Peter Crosbie wrote:
> Only one or two people are connected to the db at
> any one time and the typical queries are large
> select or update queries. We turn off all the
> proper db logging to make the tables as fast as
> possible. We can rebuild the db at any time so
> failure is not of particular concern.
[...]
> We are a Windows 2000 and XP shop although Linux
> wouldn't be out of the question if the performance
> gains where really significant. Have spec the
> following machine; dual processor, 4 GB memory,
> large ATA disks. Does MySQL use both processors
> if present? Or should we simply buy the fastest
> single processor we can?

Hi Peter!

It depends. With InnoDB you have some background threads. Such background threads would profit from more CPU's because they could run on different CPU's than the main worker threads of the connected users.

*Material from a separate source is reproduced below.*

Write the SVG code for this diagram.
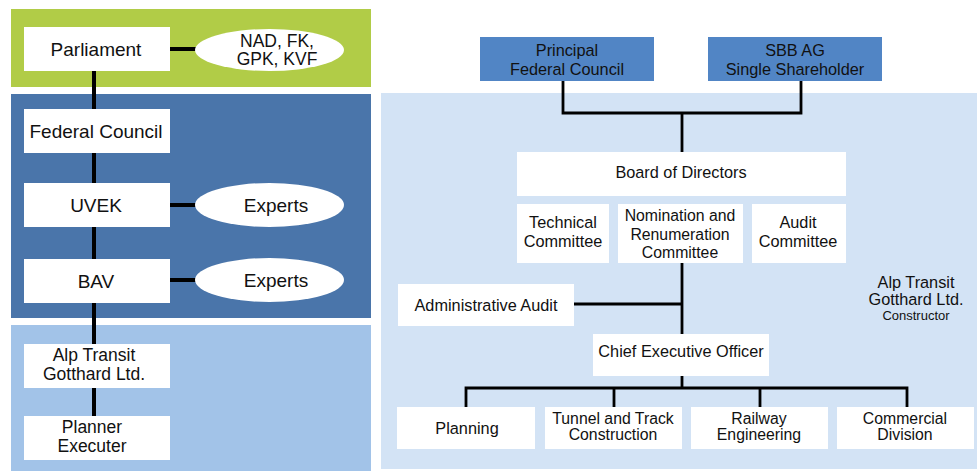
<svg xmlns="http://www.w3.org/2000/svg" width="978" height="473" viewBox="0 0 978 473">
  <style>
    .box { fill: #ffffff; }
    .head { fill: #5185c5; }
    .ell { fill: #ffffff; }
    .lt { font-family: "Liberation Sans", Arial, sans-serif; font-size: 19px; fill: #111111; text-anchor: middle; }
    .lt2 { font-size: 17.5px; }
    .rt { font-family: "Liberation Sans", Arial, sans-serif; font-size: 16.3px; fill: #111111; text-anchor: middle; }
    .rt2 { font-size: 15.8px; }
    .small { font-size: 13px; }
    .thick { stroke: #000000; stroke-width: 4; fill: none; }
    .thin { stroke: #000000; stroke-width: 2.8; fill: none; }
  </style>

  <!-- background bands -->
  <g id="bands">
    <rect x="11" y="9" width="360" height="78" fill="#b1cc47"/>
    <rect x="11" y="94" width="360" height="224" fill="#4a75aa"/>
    <rect x="11" y="325" width="360" height="146" fill="#a2c3e8"/>
    <rect x="381" y="93" width="596" height="376" fill="#d3e3f5"/>
  </g>

  <!-- connectors -->
  <g id="connectors">
    <line class="thick" x1="94" y1="71" x2="94" y2="416"/>
    <line class="thick" x1="170" y1="49" x2="196" y2="49"/>
    <line class="thick" x1="170" y1="205" x2="196" y2="205"/>
    <line class="thick" x1="170" y1="280" x2="196" y2="280"/>

    <polyline class="thin" points="563,81 563,113 801,113 801,81"/>
    <line class="thin" x1="682" y1="113" x2="682" y2="152"/>
    <line class="thin" x1="682" y1="263" x2="682" y2="334"/>
    <line class="thin" x1="574" y1="304" x2="682" y2="304"/>
    <line class="thin" x1="682" y1="376" x2="682" y2="388"/>
    <polyline class="thin" points="466,407 466,388 907,388 907,407"/>
    <line class="thin" x1="614" y1="388" x2="614" y2="407"/>
    <line class="thin" x1="760" y1="388" x2="760" y2="407"/>
  </g>

  <!-- left column -->
  <g id="parliament">
    <rect class="box" x="24" y="27" width="146" height="44"/>
    <text class="lt" x="96" y="56">Parliament</text>
  </g>
  <g id="committees-parliament">
    <ellipse class="ell" cx="269.5" cy="50" rx="74.5" ry="21"/>
    <text class="lt lt2" x="277" y="46.5">NAD, FK,</text>
    <text class="lt lt2" x="277" y="65">GPK, KVF</text>
  </g>
  <g id="federal-council">
    <rect class="box" x="24" y="109" width="146" height="44"/>
    <text class="lt" x="96" y="138">Federal Council</text>
  </g>
  <g id="uvek">
    <rect class="box" x="24" y="183" width="146" height="44"/>
    <text class="lt" x="96" y="212">UVEK</text>
  </g>
  <g id="experts-uvek">
    <ellipse class="ell" cx="269.5" cy="205" rx="74.5" ry="22"/>
    <text class="lt" x="276" y="212">Experts</text>
  </g>
  <g id="bav">
    <rect class="box" x="24" y="259" width="146" height="44"/>
    <text class="lt" x="96" y="288">BAV</text>
  </g>
  <g id="experts-bav">
    <ellipse class="ell" cx="269.5" cy="280" rx="74.5" ry="22"/>
    <text class="lt" x="276" y="287">Experts</text>
  </g>
  <g id="alptransit">
    <rect class="box" x="24" y="344" width="146" height="44"/>
    <text class="lt lt2" x="94" y="361">Alp Transit</text>
    <text class="lt lt2" x="94" y="379.5">Gotthard Ltd.</text>
  </g>
  <g id="planner">
    <rect class="box" x="24" y="416" width="146" height="44"/>
    <text class="lt lt2" x="92" y="433">Planner</text>
    <text class="lt lt2" x="92" y="452">Executer</text>
  </g>

  <!-- right column -->
  <g id="principal">
    <rect class="head" x="480" y="37" width="174" height="44"/>
    <text class="rt" x="567" y="56">Principal</text>
    <text class="rt" x="567" y="75">Federal Council</text>
  </g>
  <g id="sbb">
    <rect class="head" x="708" y="37" width="174" height="44"/>
    <text class="rt" x="795" y="56">SBB AG</text>
    <text class="rt" x="795" y="75">Single Shareholder</text>
  </g>
  <g id="board">
    <rect class="box" x="517" y="152" width="329" height="44"/>
    <text class="rt" x="681" y="178">Board of Directors</text>
  </g>
  <g id="technical-committee">
    <rect class="box" x="517" y="204" width="92" height="59"/>
    <text class="rt" x="563" y="228">Technical</text>
    <text class="rt" x="563" y="247">Committee</text>
  </g>
  <g id="nomination-committee">
    <rect class="box" x="618" y="204" width="125" height="59"/>
    <text class="rt rt2" x="680" y="221">Nomination and</text>
    <text class="rt rt2" x="680" y="240">Renumeration</text>
    <text class="rt rt2" x="680" y="258">Committee</text>
  </g>
  <g id="audit-committee">
    <rect class="box" x="752" y="204" width="94" height="59"/>
    <text class="rt" x="798" y="228">Audit</text>
    <text class="rt" x="798" y="247">Committee</text>
  </g>
  <g id="administrative-audit">
    <rect class="box" x="398" y="284" width="176" height="42"/>
    <text class="rt" x="486" y="311">Administrative Audit</text>
  </g>
  <g id="ceo">
    <rect class="box" x="593" y="334" width="176" height="42"/>
    <text class="rt" x="681" y="357">Chief Executive Officer</text>
  </g>
  <g id="planning">
    <rect class="box" x="397" y="407" width="138" height="42"/>
    <text class="rt" x="467" y="434">Planning</text>
  </g>
  <g id="tunnel">
    <rect class="box" x="545" y="407" width="137" height="42"/>
    <text class="rt rt2" x="613" y="424">Tunnel and Track</text>
    <text class="rt rt2" x="613" y="440">Construction</text>
  </g>
  <g id="railway">
    <rect class="box" x="691" y="407" width="137" height="42"/>
    <text class="rt rt2" x="759" y="424">Railway</text>
    <text class="rt rt2" x="759" y="440">Engineering</text>
  </g>
  <g id="commercial">
    <rect class="box" x="837" y="407" width="137" height="42"/>
    <text class="rt rt2" x="905" y="424">Commercial</text>
    <text class="rt rt2" x="905" y="440">Division</text>
  </g>
  <g id="constructor-label">
    <text class="rt" x="916" y="288">Alp Transit</text>
    <text class="rt" x="916" y="305">Gotthard Ltd.</text>
    <text class="rt small" x="916" y="320">Constructor</text>
  </g>
</svg>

AFAIK MyISAM does not do much parallelization on the process level. Thus it would not profit that much from more CPU power unless you have many concurrent accesses.

Quite often a database is not CPU bound but I/O bound. This should be true in your case. I tend to suggest investing in a fast I/O system (RAID, SATA or SCSI) and RAM, RAM, RAM on a single CPU 64-bit system instead of a second CPU.

Check the load on your current system or a test system to find out about the bottleneck for your application and decide afterwards.